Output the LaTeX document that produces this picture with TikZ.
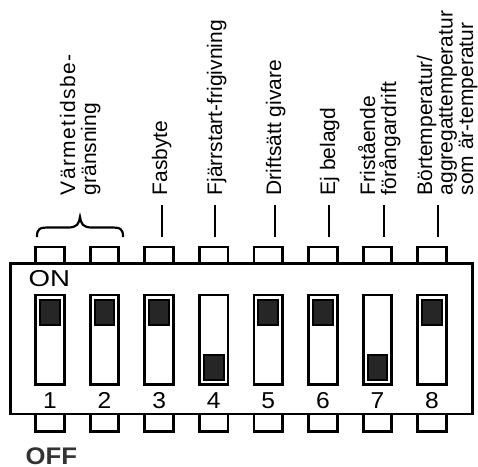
\documentclass[tikz,border=0pt]{standalone}
\usepackage{fontspec}
\setmainfont{Liberation Sans}
\newfontfamily\wide[FakeStretch=1.07]{Liberation Sans}
\newfontfamily\wider[FakeStretch=1.2]{Liberation Sans}
\newfontfamily\spaced[LetterSpace=7]{Liberation Sans}
\begin{document}
\begin{tikzpicture}[x=1pt,y=-1pt,
  tabbox/.style={draw, line width=2.8pt, minimum width=28.6pt, inner sep=0pt, fill=white},
  slotbox/.style={draw, line width=2.8pt, minimum width=28.6pt, minimum height=89.5pt, inner sep=0pt, fill=white},
  knobbox/.style={draw, line width=2pt, fill=black!85, minimum width=19.7pt, minimum height=25pt, inner sep=0pt},
  lbl/.style={rotate=90, anchor=base west, inner sep=0pt, font=\fontsize{21}{21}\selectfont},
  digit/.style={anchor=base, inner sep=0pt, font=\wide\fontsize{23}{23}\selectfont},
  tick/.style={line width=2pt}
]
\useasboundingbox (0,0) rectangle (478,466);
% body
\node[draw, line width=2.8pt, minimum width=461.5pt, minimum height=150.7pt, inner sep=0pt] (body) at (241.55,338.65) {};
% tabs, slots, knobs, digits
\foreach \i in {1,...,8} {
  \pgfmathsetmacro\cx{50+54.57*(\i-1)}
  \node[tabbox, minimum height=16pt] (tt\i) at (\cx,255) {};
  \node[tabbox, minimum height=17.7pt] (bt\i) at (\cx,422.85) {};
  \node[slotbox] (s\i) at (\cx,339.75) {};
  \node[digit] (n\i) at (\cx,408.3) {\i};
}
\foreach \i in {1,2,3,5,6,8} {
  \pgfmathsetmacro\cx{50+54.57*(\i-1)}
  \node[knobbox] (k\i) at (\cx,312.2) {};
}
\foreach \i in {4,7} {
  \pgfmathsetmacro\cx{50+54.57*(\i-1)}
  \node[knobbox] (k\i) at (\cx,367) {};
}
\node[anchor=base west, inner sep=0pt, font=\wider\fontsize{23}{23}\selectfont] (on) at (28.5,286.5) {ON};
\node[anchor=base west, inner sep=0pt, text=black!80, font=\wide\fontsize{24}{24}\selectfont\bfseries] (off) at (25.5,464.5) {OFF};
% labels
\node[lbl, font=\spaced\fontsize{21}{21}\selectfont] (l1a) at (75,195.5) {Värmetidsbe-};
\node[lbl] (l1b) at (96,195.5) {gränsning};
\node[lbl] (l3) at (167,195.5) {Fasbyte};
\node[lbl] (l4) at (222,195.5) {Fjärrstart-frigivning};
\node[lbl] (l5) at (281,195.5) {Driftsätt givare};
\node[lbl] (l6) at (335,195.5) {Ej belagd};
\node[lbl] (l7a) at (375,195.5) {Fristående};
\node[lbl] (l7b) at (396,195.5) {förångardrift};
\node[lbl] (l8a) at (432,195.5) {Börtemperatur/};
\node[lbl] (l8b) at (452.5,195.5) {aggregattemperatur};
\node[lbl] (l8c) at (473,195.5) {som är-temperatur};
% ticks
\foreach \i/\x in {3/162,4/215,5/275,6/329,7/384,8/438} {
  \coordinate (ta\i) at (\x,205);
  \coordinate (tb\i) at (\x,237);
  \draw[tick] (ta\i) -- (tb\i);
}
% brace
\coordinate (bl) at (37,237);
\coordinate (bm) at (80,217);
\coordinate (br) at (123,237);
\draw[line width=2.2pt] (bl) .. controls (37,228) and (40,227.5) .. (50,227.5) -- (68,227.5)
  .. controls (77,227.5) and (79,224) .. (bm)
  .. controls (81,224) and (83,227.5) .. (92,227.5) -- (110,227.5)
  .. controls (120,227.5) and (123,228) .. (br);
\end{tikzpicture}
\end{document}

════════════════════

# Stated exercise:
Write the lines above out again exactly, without any of their pictures.

# Exercise output:
Output the LaTeX document that produces this picture with TikZ.
\documentclass[tikz,border=0pt]{standalone}
\usepackage{fontspec}
\setmainfont{Liberation Sans}
\newfontfamily\wide[FakeStretch=1.07]{Liberation Sans}
\newfontfamily\wider[FakeStretch=1.2]{Liberation Sans}
\newfontfamily\spaced[LetterSpace=7]{Liberation Sans}
\begin{document}
\begin{tikzpicture}[x=1pt,y=-1pt,
  tabbox/.style={draw, line width=2.8pt, minimum width=28.6pt, inner sep=0pt, fill=white},
  slotbox/.style={draw, line width=2.8pt, minimum width=28.6pt, minimum height=89.5pt, inner sep=0pt, fill=white},
  knobbox/.style={draw, line width=2pt, fill=black!85, minimum width=19.7pt, minimum height=25pt, inner sep=0pt},
  lbl/.style={rotate=90, anchor=base west, inner sep=0pt, font=\fontsize{21}{21}\selectfont},
  digit/.style={anchor=base, inner sep=0pt, font=\wide\fontsize{23}{23}\selectfont},
  tick/.style={line width=2pt}
]
\useasboundingbox (0,0) rectangle (478,466);
% body
\node[draw, line width=2.8pt, minimum width=461.5pt, minimum height=150.7pt, inner sep=0pt] (body) at (241.55,338.65) {};
% tabs, slots, knobs, digits
\foreach \i in {1,...,8} {
  \pgfmathsetmacro\cx{50+54.57*(\i-1)}
  \node[tabbox, minimum height=16pt] (tt\i) at (\cx,255) {};
  \node[tabbox, minimum height=17.7pt] (bt\i) at (\cx,422.85) {};
  \node[slotbox] (s\i) at (\cx,339.75) {};
  \node[digit] (n\i) at (\cx,408.3) {\i};
}
\foreach \i in {1,2,3,5,6,8} {
  \pgfmathsetmacro\cx{50+54.57*(\i-1)}
  \node[knobbox] (k\i) at (\cx,312.2) {};
}
\foreach \i in {4,7} {
  \pgfmathsetmacro\cx{50+54.57*(\i-1)}
  \node[knobbox] (k\i) at (\cx,367) {};
}
\node[anchor=base west, inner sep=0pt, font=\wider\fontsize{23}{23}\selectfont] (on) at (28.5,286.5) {ON};
\node[anchor=base west, inner sep=0pt, text=black!80, font=\wide\fontsize{24}{24}\selectfont\bfseries] (off) at (25.5,464.5) {OFF};
% labels
\node[lbl, font=\spaced\fontsize{21}{21}\selectfont] (l1a) at (75,195.5) {Värmetidsbe-};
\node[lbl] (l1b) at (96,195.5) {gränsning};
\node[lbl] (l3) at (167,195.5) {Fasbyte};
\node[lbl] (l4) at (222,195.5) {Fjärrstart-frigivning};
\node[lbl] (l5) at (281,195.5) {Driftsätt givare};
\node[lbl] (l6) at (335,195.5) {Ej belagd};
\node[lbl] (l7a) at (375,195.5) {Fristående};
\node[lbl] (l7b) at (396,195.5) {förångardrift};
\node[lbl] (l8a) at (432,195.5) {Börtemperatur/};
\node[lbl] (l8b) at (452.5,195.5) {aggregattemperatur};
\node[lbl] (l8c) at (473,195.5) {som är-temperatur};
% ticks
\foreach \i/\x in {3/162,4/215,5/275,6/329,7/384,8/438} {
  \coordinate (ta\i) at (\x,205);
  \coordinate (tb\i) at (\x,237);
  \draw[tick] (ta\i) -- (tb\i);
}
% brace
\coordinate (bl) at (37,237);
\coordinate (bm) at (80,217);
\coordinate (br) at (123,237);
\draw[line width=2.2pt] (bl) .. controls (37,228) and (40,227.5) .. (50,227.5) -- (68,227.5)
  .. controls (77,227.5) and (79,224) .. (bm)
  .. controls (81,224) and (83,227.5) .. (92,227.5) -- (110,227.5)
  .. controls (120,227.5) and (123,228) .. (br);
\end{tikzpicture}
\end{document}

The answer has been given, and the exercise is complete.